Александр Калягин, вспоминая о репетициях «Чайки», рассказывал мне «Грандиозно репетировал Смоктуновский. Как всегда долго придумывал всяческие приспособления, нашел массу черт и деталей, а потом, отбросив все лишнее, появился изумительным Дорном: умным, чуточку циничным, усталым, все понимающим, с каким-то мягким юмором, смотрящим на всех этих людей, на всю эту жизнь. Он неторопливо двигался, медленно говорил. Казалось, что по жилам его Дорна кровь уже не бежит — капает. Он не позволял себе ни одной сильной эмоции. Так женщина, сделавшая подтяжку лица, боится улыбнуться — все порвется. Так он „боялся" впустить в себя боль Сорина, Треплева или Маши. Впустишь и — разорвется душа.
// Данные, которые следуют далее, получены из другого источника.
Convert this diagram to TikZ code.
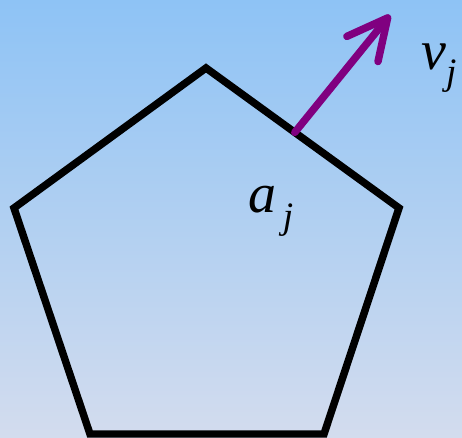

В последней сцене он заходил в бывшую гостиную и произносил фразу: „Сколько перемен!" И тут только Смоктуновский мог найти эту интонацию: фраза звучала, как констатация, что ничего не переменилось, ни люди, ни ситуация».
Принятие жизни, при понимании ее жестокости, — это был стержень роли Дорна, но и стержень спектакля, который ставил Ефремов. «Неси свой крест и веруй», — фраза для Дорна слишком патетичная, но он, единственный, жил согласно этой фразе.
Действие четвертое
На полях перед четвертым действием пометка:
«Идет вперед беседка!!? Ну-ну!»
Придуманная Ефремовым и Левенталем садовая беседка, которая становилась то летним театром, где разыгрывалась пьеса, то местом объяснений Треплева с Ниной, Тригорина с Ниной, жила в спектакле самостоятельной жизнью, свободно путешествуя по рельсам, то подъезжая к авансцене, то отъезжая в глубину. Смоктуновский, как правило, довольно иронично воспринимал чисто режиссерские решения, такие, как беседка. Домашний обжитой театрик, в конце спектакля разбитый, с рваными белыми занавесками, колышущимися на ветру, был для актера, видимо, слишком очевидной метафорой проигранной жизни.